### GOAL
All of the data should be output character for character, except the pictures.

### PROVIDED DATA
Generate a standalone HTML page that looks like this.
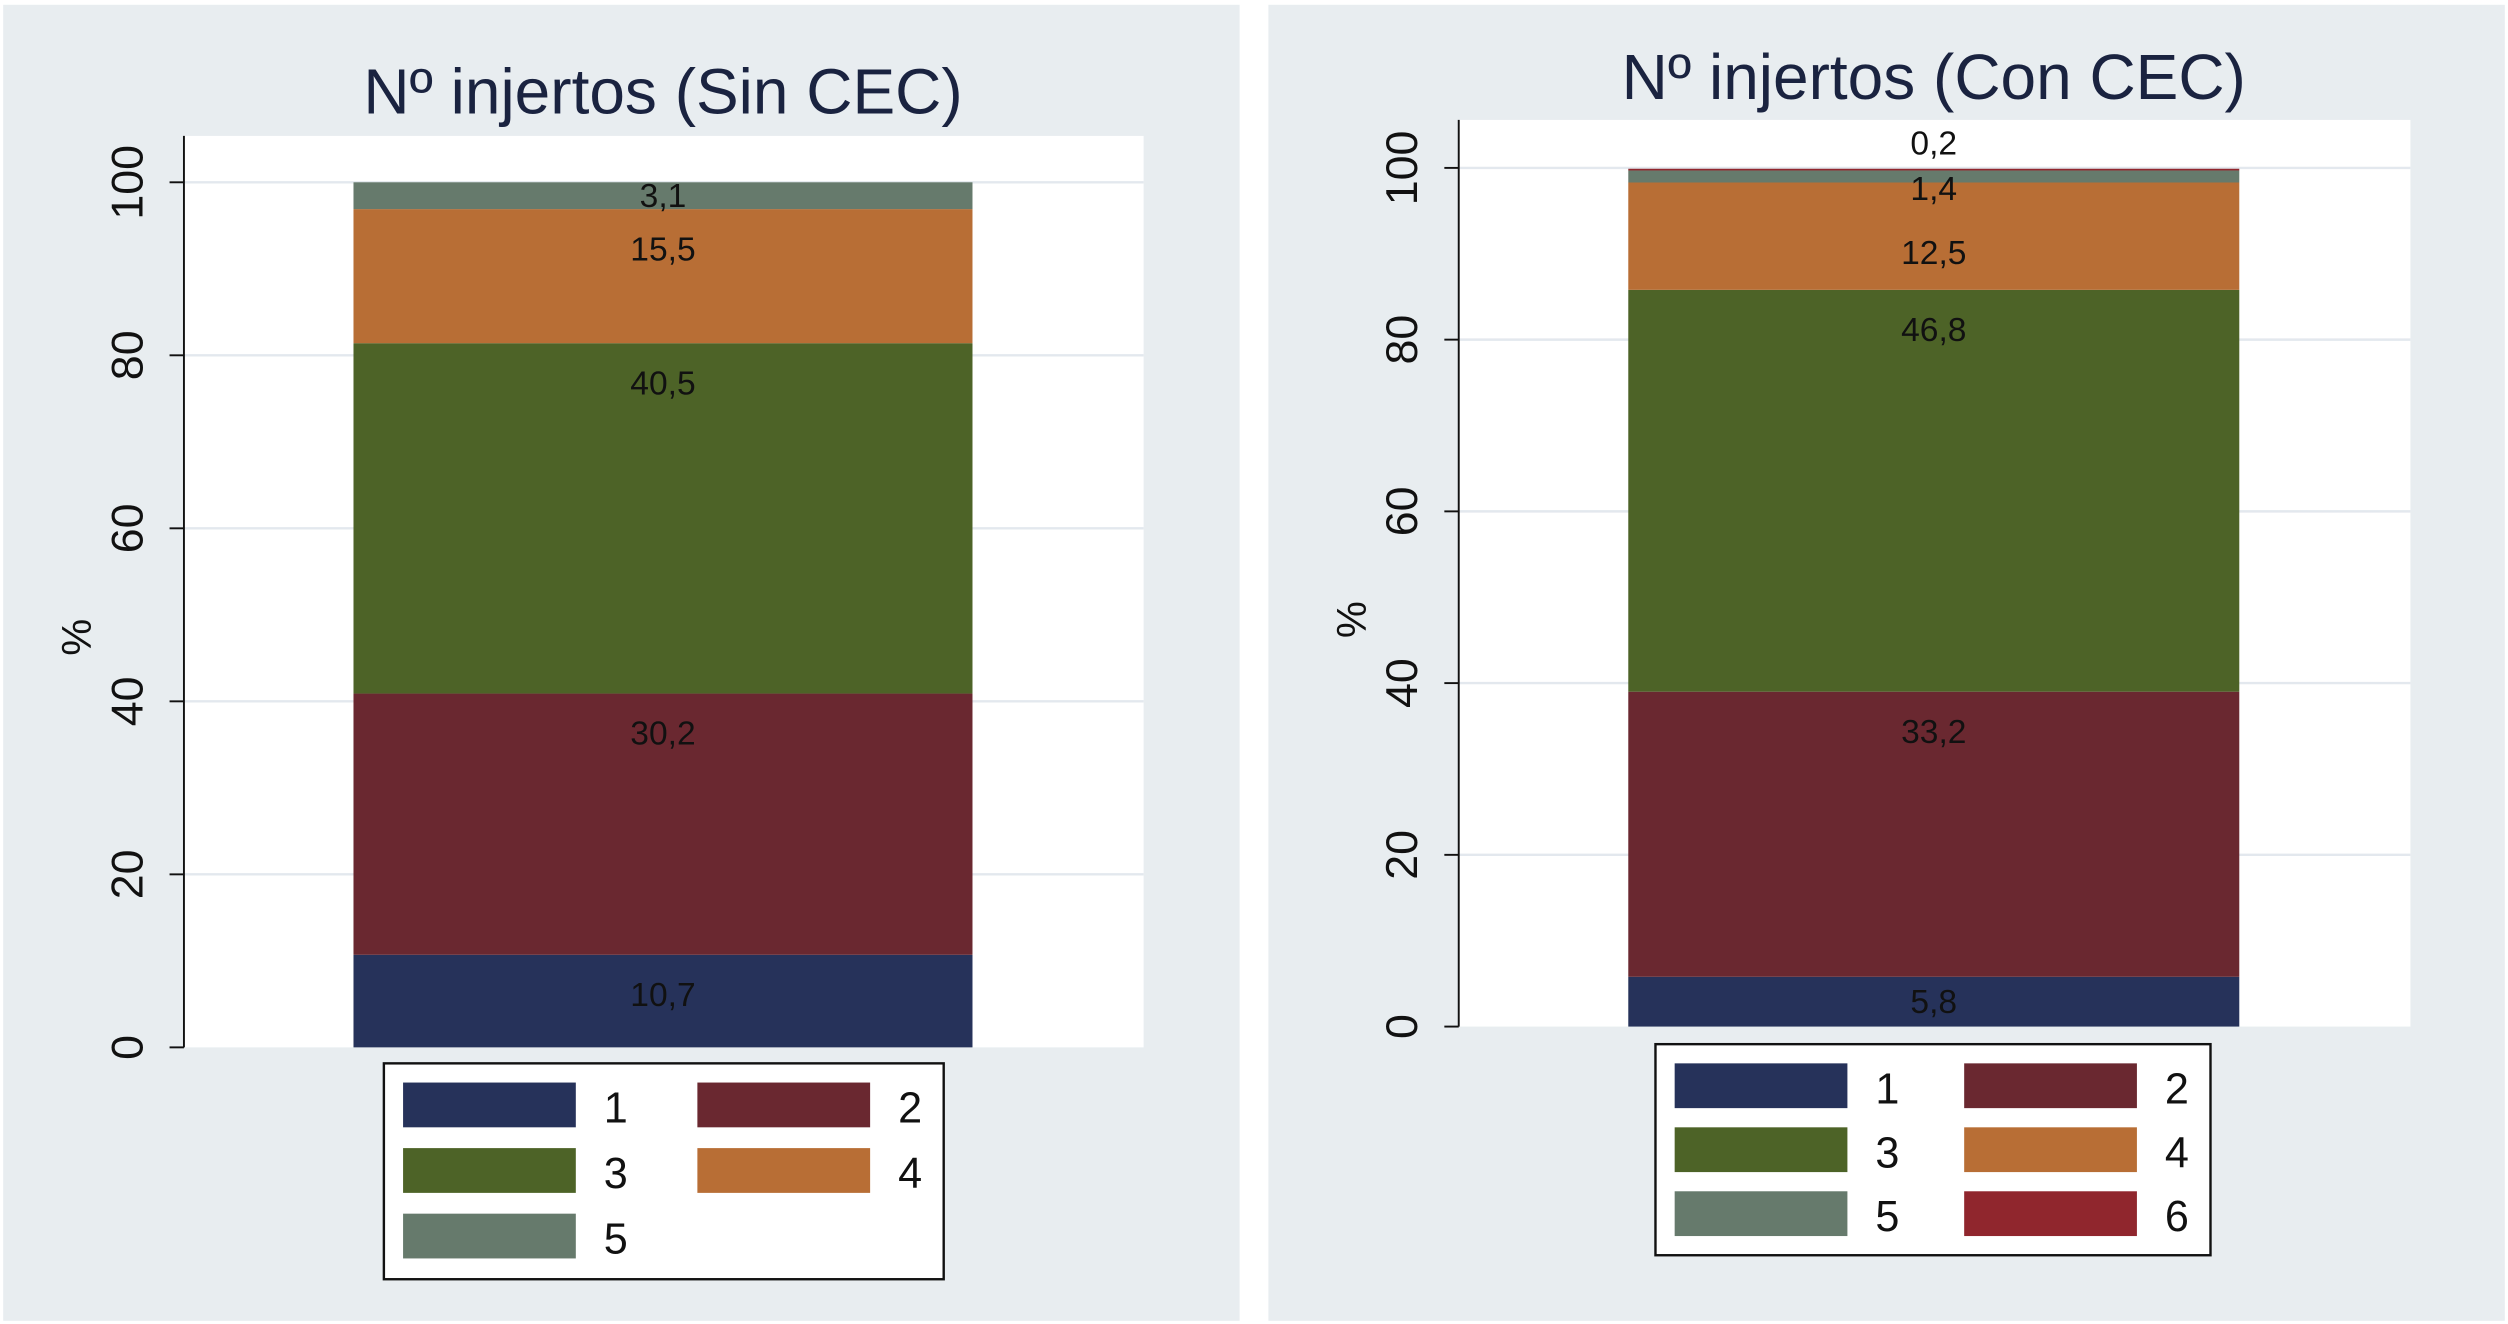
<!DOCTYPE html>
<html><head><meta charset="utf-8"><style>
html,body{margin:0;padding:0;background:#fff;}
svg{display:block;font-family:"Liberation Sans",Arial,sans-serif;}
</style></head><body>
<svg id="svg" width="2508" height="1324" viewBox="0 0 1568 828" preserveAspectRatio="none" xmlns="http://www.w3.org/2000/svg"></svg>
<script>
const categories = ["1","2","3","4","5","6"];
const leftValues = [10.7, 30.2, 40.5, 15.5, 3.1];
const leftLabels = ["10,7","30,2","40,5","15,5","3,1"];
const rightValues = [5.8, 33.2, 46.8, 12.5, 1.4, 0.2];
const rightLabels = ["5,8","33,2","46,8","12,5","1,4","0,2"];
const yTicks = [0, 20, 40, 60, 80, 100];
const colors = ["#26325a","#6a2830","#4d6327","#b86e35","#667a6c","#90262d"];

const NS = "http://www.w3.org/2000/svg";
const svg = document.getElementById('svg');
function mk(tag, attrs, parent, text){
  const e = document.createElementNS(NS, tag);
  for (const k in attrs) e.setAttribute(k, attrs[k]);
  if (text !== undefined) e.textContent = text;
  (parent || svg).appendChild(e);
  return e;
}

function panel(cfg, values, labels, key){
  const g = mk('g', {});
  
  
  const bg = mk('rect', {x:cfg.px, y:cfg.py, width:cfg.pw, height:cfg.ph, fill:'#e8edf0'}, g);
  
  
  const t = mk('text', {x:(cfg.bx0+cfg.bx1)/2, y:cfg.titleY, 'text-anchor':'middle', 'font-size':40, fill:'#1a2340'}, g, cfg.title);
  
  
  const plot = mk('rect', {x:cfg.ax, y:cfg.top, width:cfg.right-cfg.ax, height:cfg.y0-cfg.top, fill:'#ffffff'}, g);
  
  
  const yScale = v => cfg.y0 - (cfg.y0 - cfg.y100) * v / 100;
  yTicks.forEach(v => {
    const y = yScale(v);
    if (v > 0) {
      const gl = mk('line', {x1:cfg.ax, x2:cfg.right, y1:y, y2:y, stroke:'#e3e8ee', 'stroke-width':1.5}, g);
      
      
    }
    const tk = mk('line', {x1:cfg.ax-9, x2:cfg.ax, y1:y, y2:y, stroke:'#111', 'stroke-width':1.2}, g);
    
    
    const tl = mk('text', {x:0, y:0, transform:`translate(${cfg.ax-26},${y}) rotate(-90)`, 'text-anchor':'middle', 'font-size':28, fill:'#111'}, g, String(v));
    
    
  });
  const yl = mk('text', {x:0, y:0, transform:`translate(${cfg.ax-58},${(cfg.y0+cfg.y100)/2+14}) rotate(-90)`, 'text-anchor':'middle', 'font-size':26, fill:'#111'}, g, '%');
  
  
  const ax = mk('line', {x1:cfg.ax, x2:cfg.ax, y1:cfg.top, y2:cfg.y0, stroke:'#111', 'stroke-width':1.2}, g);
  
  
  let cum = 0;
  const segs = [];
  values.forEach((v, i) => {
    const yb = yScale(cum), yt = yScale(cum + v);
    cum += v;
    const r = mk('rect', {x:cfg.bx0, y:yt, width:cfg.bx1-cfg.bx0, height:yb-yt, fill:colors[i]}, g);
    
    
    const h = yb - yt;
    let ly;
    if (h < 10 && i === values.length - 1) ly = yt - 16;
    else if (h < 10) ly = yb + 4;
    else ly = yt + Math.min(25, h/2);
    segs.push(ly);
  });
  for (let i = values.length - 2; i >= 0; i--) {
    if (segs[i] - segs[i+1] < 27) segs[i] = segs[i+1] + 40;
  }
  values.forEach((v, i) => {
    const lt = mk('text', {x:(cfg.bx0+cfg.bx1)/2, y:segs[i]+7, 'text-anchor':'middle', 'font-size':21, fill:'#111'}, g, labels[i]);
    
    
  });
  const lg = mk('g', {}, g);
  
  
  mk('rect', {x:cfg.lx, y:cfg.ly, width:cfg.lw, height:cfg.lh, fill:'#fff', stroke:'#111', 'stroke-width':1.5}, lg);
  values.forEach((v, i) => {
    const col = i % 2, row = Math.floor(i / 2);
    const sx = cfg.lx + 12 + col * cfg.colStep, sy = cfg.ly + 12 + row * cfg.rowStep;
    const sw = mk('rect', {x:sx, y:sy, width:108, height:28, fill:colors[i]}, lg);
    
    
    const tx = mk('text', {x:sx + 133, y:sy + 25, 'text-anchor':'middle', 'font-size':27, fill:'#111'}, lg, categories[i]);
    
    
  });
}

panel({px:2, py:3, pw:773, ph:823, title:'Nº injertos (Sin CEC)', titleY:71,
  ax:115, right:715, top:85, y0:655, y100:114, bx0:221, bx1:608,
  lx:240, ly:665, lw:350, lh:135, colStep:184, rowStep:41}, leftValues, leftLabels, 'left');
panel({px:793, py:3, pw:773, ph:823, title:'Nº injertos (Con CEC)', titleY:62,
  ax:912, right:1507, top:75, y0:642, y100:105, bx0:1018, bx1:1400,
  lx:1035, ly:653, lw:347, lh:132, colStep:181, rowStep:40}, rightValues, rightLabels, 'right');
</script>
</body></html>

### RESPONSE FOR THIS EXERCISE
Generate a standalone HTML page that looks like this.
<!DOCTYPE html>
<html><head><meta charset="utf-8"><style>
html,body{margin:0;padding:0;background:#fff;}
svg{display:block;font-family:"Liberation Sans",Arial,sans-serif;}
</style></head><body>
<svg id="svg" width="2508" height="1324" viewBox="0 0 1568 828" preserveAspectRatio="none" xmlns="http://www.w3.org/2000/svg"></svg>
<script>
const categories = ["1","2","3","4","5","6"];
const leftValues = [10.7, 30.2, 40.5, 15.5, 3.1];
const leftLabels = ["10,7","30,2","40,5","15,5","3,1"];
const rightValues = [5.8, 33.2, 46.8, 12.5, 1.4, 0.2];
const rightLabels = ["5,8","33,2","46,8","12,5","1,4","0,2"];
const yTicks = [0, 20, 40, 60, 80, 100];
const colors = ["#26325a","#6a2830","#4d6327","#b86e35","#667a6c","#90262d"];

const NS = "http://www.w3.org/2000/svg";
const svg = document.getElementById('svg');
function mk(tag, attrs, parent, text){
  const e = document.createElementNS(NS, tag);
  for (const k in attrs) e.setAttribute(k, attrs[k]);
  if (text !== undefined) e.textContent = text;
  (parent || svg).appendChild(e);
  return e;
}

function panel(cfg, values, labels, key){
  const g = mk('g', {});
  
  
  const bg = mk('rect', {x:cfg.px, y:cfg.py, width:cfg.pw, height:cfg.ph, fill:'#e8edf0'}, g);
  
  
  const t = mk('text', {x:(cfg.bx0+cfg.bx1)/2, y:cfg.titleY, 'text-anchor':'middle', 'font-size':40, fill:'#1a2340'}, g, cfg.title);
  
  
  const plot = mk('rect', {x:cfg.ax, y:cfg.top, width:cfg.right-cfg.ax, height:cfg.y0-cfg.top, fill:'#ffffff'}, g);
  
  
  const yScale = v => cfg.y0 - (cfg.y0 - cfg.y100) * v / 100;
  yTicks.forEach(v => {
    const y = yScale(v);
    if (v > 0) {
      const gl = mk('line', {x1:cfg.ax, x2:cfg.right, y1:y, y2:y, stroke:'#e3e8ee', 'stroke-width':1.5}, g);
      
      
    }
    const tk = mk('line', {x1:cfg.ax-9, x2:cfg.ax, y1:y, y2:y, stroke:'#111', 'stroke-width':1.2}, g);
    
    
    const tl = mk('text', {x:0, y:0, transform:`translate(${cfg.ax-26},${y}) rotate(-90)`, 'text-anchor':'middle', 'font-size':28, fill:'#111'}, g, String(v));
    
    
  });
  const yl = mk('text', {x:0, y:0, transform:`translate(${cfg.ax-58},${(cfg.y0+cfg.y100)/2+14}) rotate(-90)`, 'text-anchor':'middle', 'font-size':26, fill:'#111'}, g, '%');
  
  
  const ax = mk('line', {x1:cfg.ax, x2:cfg.ax, y1:cfg.top, y2:cfg.y0, stroke:'#111', 'stroke-width':1.2}, g);
  
  
  let cum = 0;
  const segs = [];
  values.forEach((v, i) => {
    const yb = yScale(cum), yt = yScale(cum + v);
    cum += v;
    const r = mk('rect', {x:cfg.bx0, y:yt, width:cfg.bx1-cfg.bx0, height:yb-yt, fill:colors[i]}, g);
    
    
    const h = yb - yt;
    let ly;
    if (h < 10 && i === values.length - 1) ly = yt - 16;
    else if (h < 10) ly = yb + 4;
    else ly = yt + Math.min(25, h/2);
    segs.push(ly);
  });
  for (let i = values.length - 2; i >= 0; i--) {
    if (segs[i] - segs[i+1] < 27) segs[i] = segs[i+1] + 40;
  }
  values.forEach((v, i) => {
    const lt = mk('text', {x:(cfg.bx0+cfg.bx1)/2, y:segs[i]+7, 'text-anchor':'middle', 'font-size':21, fill:'#111'}, g, labels[i]);
    
    
  });
  const lg = mk('g', {}, g);
  
  
  mk('rect', {x:cfg.lx, y:cfg.ly, width:cfg.lw, height:cfg.lh, fill:'#fff', stroke:'#111', 'stroke-width':1.5}, lg);
  values.forEach((v, i) => {
    const col = i % 2, row = Math.floor(i / 2);
    const sx = cfg.lx + 12 + col * cfg.colStep, sy = cfg.ly + 12 + row * cfg.rowStep;
    const sw = mk('rect', {x:sx, y:sy, width:108, height:28, fill:colors[i]}, lg);
    
    
    const tx = mk('text', {x:sx + 133, y:sy + 25, 'text-anchor':'middle', 'font-size':27, fill:'#111'}, lg, categories[i]);
    
    
  });
}

panel({px:2, py:3, pw:773, ph:823, title:'Nº injertos (Sin CEC)', titleY:71,
  ax:115, right:715, top:85, y0:655, y100:114, bx0:221, bx1:608,
  lx:240, ly:665, lw:350, lh:135, colStep:184, rowStep:41}, leftValues, leftLabels, 'left');
panel({px:793, py:3, pw:773, ph:823, title:'Nº injertos (Con CEC)', titleY:62,
  ax:912, right:1507, top:75, y0:642, y100:105, bx0:1018, bx1:1400,
  lx:1035, ly:653, lw:347, lh:132, colStep:181, rowStep:40}, rightValues, rightLabels, 'right');
</script>
</body></html>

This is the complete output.